01/11/2012
Illegal aliens who come to rip off Americans have a natural interest in ID theft because it benefits them so directly. Good fake papers are the keys to the kingdom of jobs, mortgages, banking and outright theft using credit cards.
On Monday, Korean Sang-Hyun Park pleaded guilty in a New Jersey courtroom to being the ringleader of a so-called crime superstore. Park was arrested with 53 other Koreans for the scheme last fall — like many foreigners, he kept the jobs created within the tribe. The crime organization is credited with stealing $4 million via fraud from credit card companies, banks and lenders.
Alleged leader of massive Bergen County identify theft, fraud ring pleads guilty, Newark Star-Ledger, January 10, 2012
NEWARK — The alleged leader of a massive identity theft and financial-fraud ring run by Korean immigrants living in Bergen County sat impassively at the defense table Monday, as he listened to the judge’s words through a quick-talking court interpreter.
Sang-Hyun Park, 45, could manage only a barely audible “yes” as he answered the judge’s numerous, detailed questions Monday, before he pleading guilty in Newark federal court to running a complex identity theft scheme between 2007 and September 2010 that costs numerous banks millions of dollars.
Clad in a dark-green prison jumpsuit, Park is likely be deported to South Korea after serving what is expected to be a decade or more in prison. He was perhaps the biggest player among the 54 people rounded-up in a massive federal sweep in 2010, authorities said.
“Today, ‘Jimmy’ Park admitted he ran an organization which obtained Social Security numbers through fraud, manufactured fake IDs, ripped off banks and retailers and laundered a portion of millions in profits overseas,” U.S. Attorney Paul J. Fishman said Monday.
In all, authorities said, Park defrauded various credit card companies, banks and lenders out of about $4 million.

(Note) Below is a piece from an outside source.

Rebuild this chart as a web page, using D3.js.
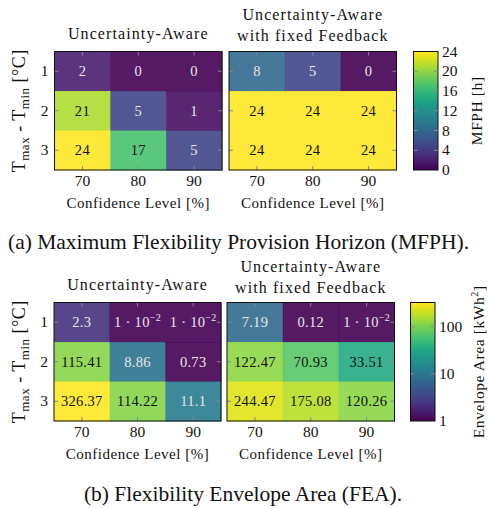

He and his co-conspirators also claimed more than $182,000 in tax refunds from the Internal Revenue Service through the filing of false and fictitious tax returns and accompanying documents, they said.
Using storefronts in Bergen County, along with placing ads in local Korean-language newspapers, Park and other defendants first hijacked the identities of Chinese immigrants who had worked at warehouses and factories in South Pacific U.S. territories, such as Guam and Saipan, authorities said.
Then, in an multi-step scheme that federal investigators in 2010 said was nearly unprecedented in its breadth and ingenuity, the group used the phantom identities to help customers get fake driver’s licenses from states like Illinois and California that Park and other conspirators considered to be easier to fool.
Armed with the phony credentials, the group then helped customers inflate credit scores by adding the Chinese names to accounts held by members of his enterprise who had credit scores topping 700. After several months of sharing an account with near-flawless credit, the scores of Park’s customers soared, too, making them ready to hit banks, authorities said.
In some cases, they applied for credit cards, using them to buy jewelry, Ferragamo shoes and 15-year-old Johnnie Walker whiskey, authorities have said. Or, they swiped the cards through machines at shell companies or their own businesses, duping the banks into sending them the money directly.
When time came to pay their credit cards bills, the suspects mailed a check from an empty account to pay their balance, authorities have said. In many cases, the bank credited the account the moment the check arrived. Before it bounced, the suspects went on a second spending spree.
Authorities also explained Monday that Park had relied on several collusive merchants who possessed credit card processing, or swipe, machines. For a fee, these merchants charged the fraudulently obtained credit cards, although no transaction took place, giving the amount of money charged back to Park and others.
Park pleaded guilty before U.S. District Magistrate Judge Patty Swartz to five counts in all: conspiracy to unlawfully produce identification documents and false identification documents; conspiracy to commit wire fraud affecting financial institutions and bank fraud; aggravated identity theft; money laundering; and conspiracy to defraud the Internal Revenue Service.
When sentenced on April 23, Park faces a maximum sentence of 70 years and more than $2 million in fines.He is also subject to having to make restitution.
Park’s attorney said after the hearing that his client “does feel a lot of shame and remorse.” He added that he’d come to the U.S, in 1999 to start a legitimate import business of clothing threads from Central America, but it failed. Park, he said, had borrowed some $100,000 from his mother in Korea for the business, and after it failed, he was prompted to commit the crimes.